What the task asks —
Single out the lines that include the word "this". Copy them.

Input material —
-.-.-
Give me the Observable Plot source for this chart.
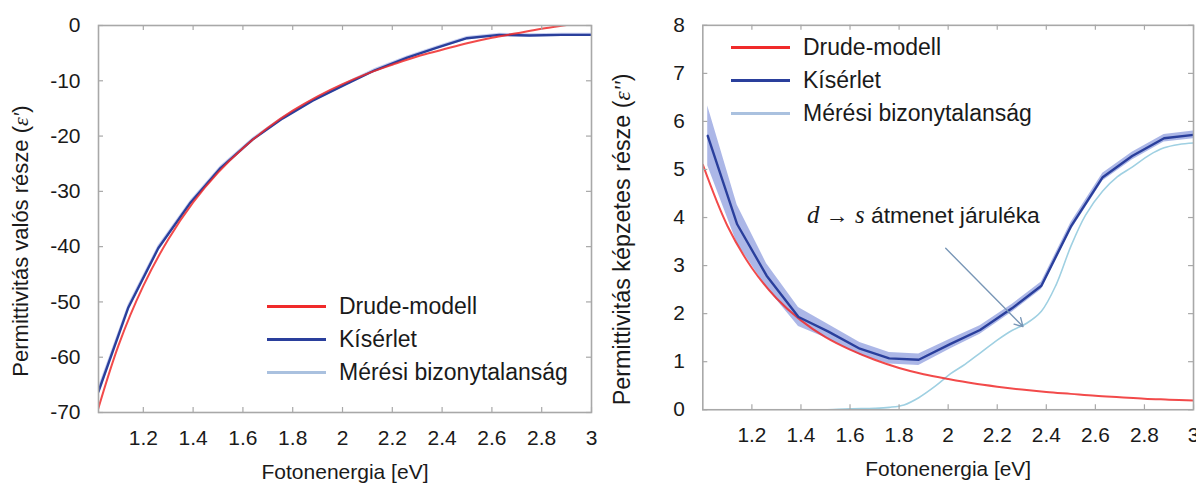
<!DOCTYPE html>
<html>
<head>
<meta charset="utf-8">
<script src="https://cdn.jsdelivr.net/npm/d3@7"></script>
<script src="https://cdn.jsdelivr.net/npm/@observablehq/plot@0.6"></script>
<style>
  html, body { margin: 0; padding: 0; background: #fff; overflow: hidden; }
  #wrap { position: relative; width: 1196px; height: 486px; overflow: hidden; }
  .panel { position: absolute; top: 0; }
  .legend { position: absolute; font: 23px "Liberation Sans", Arial, sans-serif; color: #1a1a1a; }
  .legend .row { display: flex; align-items: center; height: 33px; white-space: nowrap; }
  .legend .sw { display: inline-block; width: 59px; height: 3px; margin-right: 13px; }
</style>
</head>
<body>
<div id="wrap"></div>
<script>
// Measured photon energies (eV) and permittivity of the film
const energy     = [1.02, 1.14, 1.26, 1.39, 1.51, 1.64, 1.76, 1.88, 2.01, 2.13, 2.26, 2.38, 2.50, 2.63, 2.75, 2.88, 3.00];
const epsRealExp = [-66.2, -51.0, -40.3, -32.0, -25.8, -20.6, -16.8, -13.6, -10.7, -8.1, -5.8, -4.0, -2.3, -1.7, -1.8, -1.7, -1.7];
const epsRealErr = [0.8, 0.6, 0.5, 0.4, 0.4, 0.3, 0.3, 0.3, 0.3, 0.3, 0.3, 0.3, 0.3, 0.3, 0.3, 0.3, 0.3];
const epsImagExp = [5.70, 3.86, 2.79, 1.93, 1.63, 1.27, 1.07, 1.04, 1.37, 1.66, 2.11, 2.58, 3.81, 4.84, 5.28, 5.65, 5.72];
const epsImagErr = [0.62, 0.40, 0.25, 0.20, 0.15, 0.13, 0.12, 0.12, 0.10, 0.09, 0.08, 0.08, 0.08, 0.08, 0.08, 0.08, 0.08];

// Drude model curve
const drudeEnergy = [1.0, 1.1, 1.2, 1.3, 1.4, 1.5, 1.6, 1.7, 1.8, 1.9, 2.0, 2.1, 2.2, 2.3, 2.4, 2.5, 2.6, 2.7, 2.8, 2.9, 3.0];
const drudeReal   = [-72.2, -57.9, -47.1, -38.7, -32.0, -26.6, -22.2, -18.5, -15.4, -12.8, -10.6, -8.7, -7.1, -5.6, -4.4, -3.2, -2.2, -1.4, -0.6, 0.1, 0.8];
const drudeImag   = [5.10, 3.83, 2.95, 2.32, 1.86, 1.51, 1.25, 1.04, 0.87, 0.74, 0.64, 0.55, 0.48, 0.42, 0.37, 0.33, 0.29, 0.26, 0.23, 0.21, 0.19];

// Interband (d → s) contribution: measurement minus Drude
const interEnergy = [1.45, 1.50, 1.60, 1.70, 1.76, 1.82, 1.88, 1.95, 2.01, 2.07, 2.13, 2.20, 2.26, 2.32, 2.38, 2.44, 2.50, 2.56, 2.63, 2.69, 2.75, 2.82, 2.88, 2.94, 3.00];
const interImag   = [0.00, 0.00, 0.02, 0.03, 0.05, 0.10, 0.25, 0.50, 0.75, 0.95, 1.18, 1.45, 1.65, 1.80, 2.05, 2.60, 3.40, 4.05, 4.55, 4.85, 5.05, 5.30, 5.45, 5.52, 5.55];

// Axis ticks
const xTicks = [1.2, 1.4, 1.6, 1.8, 2.0, 2.2, 2.4, 2.6, 2.8, 3.0];
const yTicksReal = [0, -10, -20, -30, -40, -50, -60, -70];
const yTicksImag = [0, 1, 2, 3, 4, 5, 6, 7, 8];

// Texts
const xTitle = "Fotonenergia [eV]";
const yTitleReal = [{t: "Permittivitás valós része ("}, {t: "ε'", math: true}, {t: ")"}];
const yTitleImag = [{t: "Permittivitás képzetes része ("}, {t: "ε''", math: true}, {t: ")"}];
const noteText = [{t: "d", math: true}, {t: " → "}, {t: "s", math: true}, {t: " átmenet járuléka"}];
const noteAnchor = [{x: 1.425, y: 4.04}];
const noteArrow = [{x1: 1.99, y1: 3.36, x2: 2.305, y2: 1.73}];

const legendLabels = ["Drude-modell", "Kísérlet", "Mérési bizonytalanság"];

const C = {
  red: "#f02a2a",
  blue: "#2a3f9c",
  band: "#5a6fd0",
  inter: "#9fd0e2",
  frame: "#a8a8a8",
  arrow: "#7896b6",
  legendLight: "#aac1df"
};

const FONT = '"Liberation Sans", Arial, sans-serif';
const MATH = '"Liberation Serif", "DejaVu Serif", serif';

const rows = (xs, ...cols) => xs.map((x, i) => ({x, ...Object.fromEntries(cols.map(([k, v]) => [k, v[i]]))}));
const expRows   = rows(energy, ["re", epsRealExp], ["reErr", epsRealErr], ["im", epsImagExp], ["imErr", epsImagErr]);
const drudeRows = rows(drudeEnergy, ["re", drudeReal], ["im", drudeImag]);
const interRows = rows(interEnergy, ["im", interImag]);

const join = segs => segs.map(s => s.t).join("");

// Rebuild a text node as tspans so that the symbols are set in italic serif
function styleSegments(svg, segs, mathSize) {
  const full = join(segs);
  d3.select(svg).selectAll("text").filter(function () { return this.textContent === full; })
    .each(function () {
      const t = d3.select(this);
      t.text(null);
      for (const s of segs) {
        const ts = t.append("tspan").text(s.t);
        if (s.math) {
          ts.attr("font-family", MATH).attr("font-style", "italic");
          if (mathSize) ts.attr("font-size", mathSize);
        }
      }
    });
}

function panel({left, width, marginLeft, marginRight, xDomain, yDomain, yTicks, marks, yTitle, yTitleDx, yTitleSize}) {
  const marginTop = 25, marginBottom = 74, height = 486;
  const innerW = width - marginLeft - marginRight;
  const innerH = height - marginTop - marginBottom;
  const fmt = d => String(d);
  const svg = Plot.plot({
    width, height, marginLeft, marginRight, marginTop, marginBottom,
    style: {fontFamily: FONT, fontSize: "21px", color: "#1a1a1a", background: "transparent", overflow: "visible"},
    x: {domain: xDomain},
    y: {domain: yDomain},
    marks: [
      ...marks,
      Plot.frame({stroke: C.frame, strokeWidth: 1.6}),
      // inward tick marks on all four sides
      Plot.ruleX(xTicks, {stroke: C.frame, strokeWidth: 1.2, insetTop: innerH - 5}),
      Plot.ruleX(xTicks, {stroke: C.frame, strokeWidth: 1.2, insetBottom: innerH - 5}),
      Plot.ruleY(yTicks, {stroke: C.frame, strokeWidth: 1.2, insetRight: innerW - 5}),
      Plot.ruleY(yTicks, {stroke: C.frame, strokeWidth: 1.2, insetLeft: innerW - 5}),
      Plot.axisX({ticks: xTicks, tickSize: 0, tickPadding: 18, tickFormat: fmt, label: null, fontSize: 21}),
      Plot.axisY({ticks: yTicks, tickSize: 0, tickPadding: 18, tickFormat: fmt, label: null, fontSize: 21}),
      Plot.text([xTitle], {text: d => d, frameAnchor: "bottom", dy: 60, fontSize: 21, textAnchor: "middle", lineAnchor: "middle"}),
      Plot.text([join(yTitle)], {text: d => d, frameAnchor: "left", dx: yTitleDx, dy: 22, rotate: -90, fontSize: yTitleSize, textAnchor: "middle", lineAnchor: "middle"})
    ]
  });
  styleSegments(svg, yTitle);
  const holder = document.createElement("div");
  holder.className = "panel";
  holder.style.left = left + "px";
  holder.appendChild(svg);
  document.getElementById("wrap").appendChild(holder);
  return svg;
}

function legend(left, top, colors) {
  const div = document.createElement("div");
  div.className = "legend";
  div.style.left = left + "px";
  div.style.top = top + "px";
  legendLabels.forEach((label, i) => {
    const row = document.createElement("div");
    row.className = "row";
    const sw = document.createElement("span");
    sw.className = "sw";
    sw.style.background = colors[i];
    row.appendChild(sw);
    row.appendChild(document.createTextNode(label));
    div.appendChild(row);
  });
  document.getElementById("wrap").appendChild(div);
}

// Real part
panel({
  left: 0, width: 600, marginLeft: 98, marginRight: 9,
  xDomain: [1.02, 3], yDomain: [-70, 0], yTicks: yTicksReal,
  yTitle: yTitleReal, yTitleDx: -78, yTitleSize: 22,
  marks: [
    Plot.areaY(expRows, {x: "x", y1: d => d.re - d.reErr, y2: d => d.re + d.reErr, fill: C.band, fillOpacity: 0.35, clip: true}),
    Plot.line(expRows, {x: "x", y: "re", stroke: C.blue, strokeWidth: 2.4, clip: true}),
    Plot.line(drudeRows, {x: "x", y: "re", stroke: C.red, strokeWidth: 2, strokeOpacity: 0.85, curve: "catmull-rom", clip: true})
  ]
});

// Imaginary part
const imagSvg = panel({
  left: 600, width: 600, marginLeft: 103, marginRight: 3,
  xDomain: [1.0, 3], yDomain: [0, 8], yTicks: yTicksImag,
  yTitle: yTitleImag, yTitleDx: -81, yTitleSize: 23.5,
  marks: [
    Plot.areaY(expRows, {x: "x", y1: d => d.im - d.imErr, y2: d => d.im + d.imErr, fill: C.band, fillOpacity: 0.5, clip: true}),
    Plot.line(interRows, {x: "x", y: "im", stroke: C.inter, strokeWidth: 1.6, curve: "catmull-rom", clip: true}),
    Plot.line(drudeRows, {x: "x", y: "im", stroke: C.red, strokeWidth: 2, strokeOpacity: 0.85, curve: "catmull-rom", clip: true}),
    Plot.line(expRows, {x: "x", y: "im", stroke: C.blue, strokeWidth: 2.4, clip: true}),
    Plot.arrow(noteArrow, {x1: "x1", y1: "y1", x2: "x2", y2: "y2", stroke: C.arrow, strokeWidth: 1.4, headLength: 10}),
    Plot.text(noteAnchor, {x: "x", y: "y", text: () => join(noteText), textAnchor: "start", fontSize: 23})
  ]
});
styleSegments(imagSvg, noteText, 25);

legend(267, 290, [C.red, C.blue, C.legendLight]);
legend(731, 31, [C.red, C.blue, C.legendLight]);
</script>
</body>
</html>
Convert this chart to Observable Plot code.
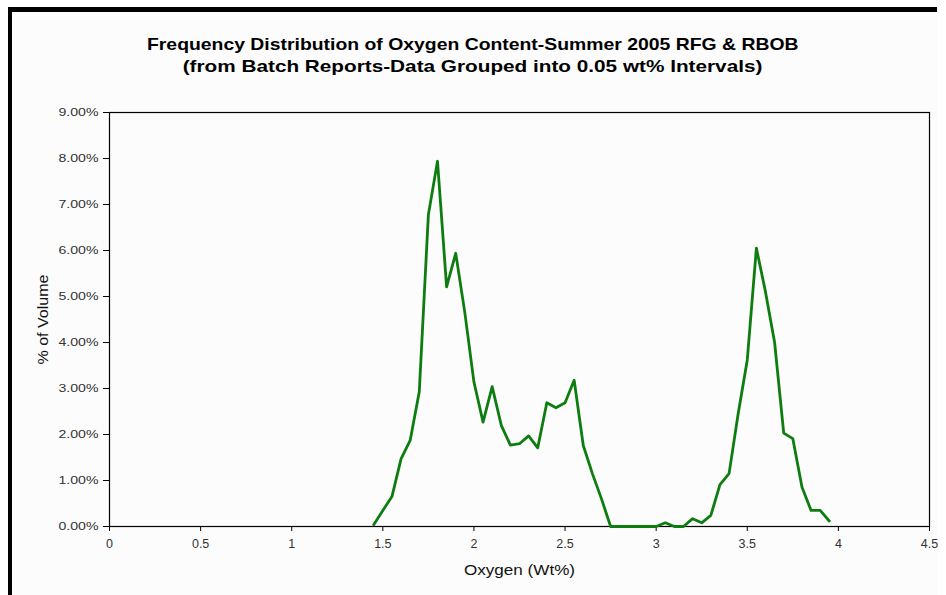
<!DOCTYPE html>
<html>
<head>
<meta charset="utf-8">
<script src="https://cdn.jsdelivr.net/npm/d3@7"></script>
<script src="https://cdn.jsdelivr.net/npm/@observablehq/plot@0.6"></script>
<style>
  html, body { margin: 0; padding: 0; background: #ffffff; }
  #wrap { position: relative; width: 946px; height: 595px; overflow: hidden; background: #ffffff; font-family: "Liberation Sans", Arial, sans-serif; }
  #panel { position: absolute; left: 12px; top: 12px; right: 9px; bottom: 0; background: #fcfcfc; }
  #bandTop { position: absolute; left: 8px; top: 7px; width: 929px; height: 5px; background: #000; }
  #bandLeft { position: absolute; left: 8px; top: 7px; width: 4px; height: 588px; background: #000; }
  #chart { position: absolute; left: 0; top: 0; }
  .title { position: absolute; left: 0; width: 946px; text-align: center; font-weight: bold; font-size: 17px; color: #000; white-space: nowrap; transform-origin: 475px 0; }
</style>
</head>
<body>
<div id="wrap">
  <div id="panel"></div>
  <div id="bandTop"></div>
  <div id="bandLeft"></div>
  <div id="chart"></div>
  <div class="title" id="t1" style="top:35px; transform: scaleX(1.14);">Frequency Distribution of Oxygen Content-Summer 2005 RFG &amp; RBOB</div>
  <div class="title" id="t2" style="top:57px; transform: scaleX(1.22);">(from Batch Reports-Data Grouped into 0.05 wt% Intervals)</div>
</div>
<script>
// Oxygen content (wt%), grouped in 0.05 intervals
const oxygen = [1.45, 1.50, 1.55, 1.60, 1.65, 1.70, 1.75, 1.80, 1.85, 1.90, 1.95, 2.00,
  2.05, 2.10, 2.15, 2.20, 2.25, 2.30, 2.35, 2.40, 2.45, 2.50, 2.55, 2.60, 2.65, 2.70, 2.75,
  2.80, 2.85, 2.90, 2.95, 3.00, 3.05, 3.10, 3.15, 3.20, 3.25, 3.30, 3.35, 3.40, 3.45, 3.50,
  3.55, 3.60, 3.65, 3.70, 3.75, 3.80, 3.85, 3.90, 3.95];
// % of volume
const pctVolume = [0.04, 0.35, 0.65, 1.47, 1.87, 2.93, 6.78, 7.94, 5.21, 5.94, 4.65, 3.14,
  2.27, 3.04, 2.20, 1.77, 1.80, 1.97, 1.71, 2.69, 2.58, 2.69, 3.18, 1.76, 1.15, 0.60, 0.00,
  0.00, 0.00, 0.00, 0.00, 0.00, 0.08, 0.00, 0.00, 0.17, 0.08, 0.24, 0.91, 1.15, 2.45, 3.62,
  6.05, 5.10, 4.00, 2.03, 1.91, 0.86, 0.35, 0.35, 0.12];
const xTicks = [0, 0.5, 1, 1.5, 2, 2.5, 3, 3.5, 4, 4.5];
const yTicks = [0, 1, 2, 3, 4, 5, 6, 7, 8, 9];

const rows = oxygen.map((x, i) => ({x, y: pctVolume[i]}));

const chart = Plot.plot({
  width: 946,
  height: 595,
  marginLeft: 109,
  marginRight: 17,
  marginTop: 112,
  marginBottom: 69,
  style: { background: "transparent", fontFamily: "Liberation Sans, Arial, sans-serif", fontSize: "12px", color: "#000" },
  x: { domain: [0, 4.5] },
  y: { domain: [0, 9] },
  marks: [
    Plot.frame({ stroke: "#000", strokeWidth: 1.2 }),
    Plot.axisX({ ticks: xTicks, tickFormat: d => String(d), tickSize: 5, tickPadding: 8, stroke: "#000", fill: "#333", label: "Oxygen (Wt%)", labelAnchor: "center", labelArrow: "none", labelOffset: 48 }),
    Plot.axisY({ ticks: yTicks, tickFormat: d => d.toFixed(2) + "%", tickSize: 6, tickPadding: 5, stroke: "#000", fill: "#333", label: "% of Volume", labelAnchor: "center", labelArrow: "none", labelOffset: 72 }),
    Plot.line(rows, { x: "x", y: "y", stroke: "#0e7d10", strokeWidth: 2.8, strokeLinejoin: "round" })
  ]
});
document.getElementById("chart").appendChild(chart);

// tune text widths to match the horizontally-stretched reference rendering
const svg = d3.select(chart);
svg.selectAll("[aria-label='y-axis tick label'] text").attr("textLength", 40).attr("lengthAdjust", "spacingAndGlyphs").style("font-size", "11.5px");
svg.selectAll("[aria-label='x-axis tick label'] text").style("font-size", "12.5px");
svg.selectAll("[aria-label='x-axis label'] text").style("font-size", "14.5px").attr("textLength", 111).attr("lengthAdjust", "spacingAndGlyphs").attr("fill", "#111");
svg.selectAll("[aria-label='y-axis label'] text").style("font-size", "14.5px").attr("textLength", 90).attr("lengthAdjust", "spacingAndGlyphs").attr("fill", "#111");
</script>
</body>
</html>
-.-.-
Problem solution —
Give me the Observable Plot source for this chart.
  d3.select(svg).selectAll("text").filter(function () { return this.textContent === full; })
      const t = d3.select(this);
Convert this chart to Observable Plot code.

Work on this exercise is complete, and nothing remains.